Proses ini dapat memakan waktu minimal 6 bulan, tergantung pada kelengkapan dokumen yang diajukan.
Biaya Konversi Girik Menjadi Sertifikat Hak Milik (SHM)
Proses konversi surat girik menjadi Sertifikat Hak Milik (SHM) memerlukan sejumlah biaya yang perlu diperhitungkan. Komponen biaya ini telah diatur dalam Peraturan Pemerintah Nomor 13 Tahun 2010 Tentang Jenis dan Tarif Atas Jenis Penerimaan Negara Bukan Pajak yang Berlaku Pada Badan Pertanahan Nasional (BPN). Berikut adalah rincian biaya yang harus dipertimbangkan:
- Tarif Pengukuran dan Pemetaan Batas Tanah (Tarik Ukur) : Tarif untuk layanan pengukuran dan pemetaan batas bidang tanah akan bervariasi tergantung pada luas tanah yang dimiliki. Rumus perhitungannya adalah sebagai berikut:
- Jika luas tanah (L) kurang dari 10 hektar (10.000 meter persegi), maka tarifnya adalah: Tu = (L/500 x HSBKu – Harga Satuan Biaya Khusus kegiatan pengukuran) + Rp100.000
- Tarif Panitia Penilai A (Tpa) : Tarif ini dihitung berdasarkan rumus: Tpa = (L/500 x HSBKpa – Harga Satuan Biaya Khusus panitia penilai A) + Rp350.000.
- Biaya Pelayanan Pendaftaran Tanah : Terdapat biaya pendaftaran sebesar Rp50.000.
- Biaya Transportasi, Konsumsi, dan Akomodasi (TKA) untuk Petugas Pengukur.
- Biaya Sertifikasi Tanah.
Penting untuk dicatat bahwa biaya-biaya tersebut belum termasuk biaya Bea Perolehan Hak atas Tanah dan Bangunan (BPHTB) yang harus dibayarkan sebelum sertifikat tanah diterbitkan.
Meskipun Girik Tanah memiliki peran dalam membuktikan kepemilikan tanah, kekuatan hukumnya terbatas dan belum setara dengan sertifikat resmi seperti SHM atau SHGB. Oleh karena itu, proses konversi menjadi SHM menjadi langkah yang bijak untuk memastikan kepastian hukum dalam kepemilikan tanah.
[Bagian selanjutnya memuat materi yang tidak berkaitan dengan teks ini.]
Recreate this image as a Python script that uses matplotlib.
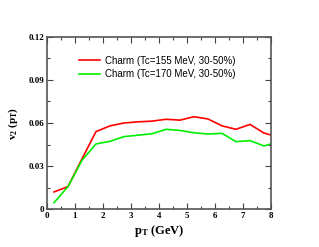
import matplotlib
matplotlib.use('Agg')
import matplotlib.pyplot as plt
from matplotlib.ticker import MultipleLocator

pt = [0.25, 0.75, 1.25, 1.75, 2.25, 2.75, 3.25, 3.75, 4.25, 4.75, 5.25, 5.75, 6.25, 6.75, 7.25, 7.75, 8.0]
v2_155 = [0.0119, 0.0156, 0.035, 0.054, 0.058, 0.060, 0.0608, 0.0613, 0.0626, 0.0620, 0.0644, 0.0628,
          0.0580, 0.0556, 0.0590, 0.0530, 0.0516]
v2_170 = [0.0044, 0.0156, 0.034, 0.0454, 0.0472, 0.0505, 0.0515, 0.0525, 0.0556, 0.0548, 0.0532, 0.0523,
          0.0528, 0.0470, 0.0477, 0.0440, 0.0454]
labels = ['Charm (Tc=155 MeV, 30-50%)', 'Charm (Tc=170 MeV, 30-50%)']

SERIF = 'Liberation Serif'
SANS = 'Liberation Sans'

plt.rcParams['mathtext.fontset'] = 'custom'
plt.rcParams['mathtext.bf'] = 'Liberation Serif:bold'
plt.rcParams['mathtext.rm'] = 'Liberation Serif'
plt.rcParams['mathtext.it'] = 'Liberation Serif:italic'

fig = plt.figure(figsize=(3.19, 2.47), dpi=100)
ax = fig.add_axes([47 / 319, 1 - 209 / 247, 224 / 319, 172 / 247])

ax.plot(pt, v2_155, color='#ff0000', lw=1.2, label=labels[0])
ax.plot(pt, v2_170, color='#00ee00', lw=1.2, label=labels[1])

ax.set_xlim(0, 8)
ax.set_ylim(0, 0.12)
ax.xaxis.set_minor_locator(MultipleLocator(0.5))
ax.yaxis.set_minor_locator(MultipleLocator(0.015))
ax.set_xticks(range(9))
ax.set_xticklabels([str(i) for i in range(9)])
ax.set_yticks([0, 0.03, 0.06, 0.09, 0.12])
ax.set_yticklabels(['0', '0.03', '0.06', '0.09', '0.12'])
ax.tick_params(which='both', direction='in', top=True, right=True, width=0.8, color='#444444')
ax.tick_params(which='major', length=4, pad=2)
ax.tick_params(which='minor', length=2)
for lab in ax.get_xticklabels() + ax.get_yticklabels():
    lab.set_family(SERIF)
    lab.set_weight('bold')
    lab.set_size(6.5)
for sp in ax.spines.values():
    sp.set_linewidth(1.2)
    sp.set_color('#555555')

ax.set_xlabel(r'$\mathbf{p_T}$ (GeV)', family=SERIF, weight='bold', size=9, labelpad=2)
ax.set_ylabel(r'$\mathbf{v_2}$ ($\mathbf{p_T}$)', family=SERIF, weight='bold', size=8, labelpad=6)

ax.legend(loc='upper left', bbox_to_anchor=(0.125, 0.915), frameon=False,
          prop={'family': SANS, 'size': 7}, handlelength=2.2, handletextpad=0.5,
          labelspacing=0.35, borderaxespad=0)

fig.savefig('out.png', dpi=100)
Dengan memahami perbedaan antara Girik Tanah dan sertifikat hak milik, serta melalui proses konversi yang telah dijelaskan sebelumnya, diharapkan pemilik tanah dapat melindungi hak kepemilikannya secara efektif. Melalui pemahaman ini, kita dapat mengurangi risiko hukum yang mungkin timbul di masa depan dan memastikan bahwa properti yang dimiliki terlindungi dengan baik.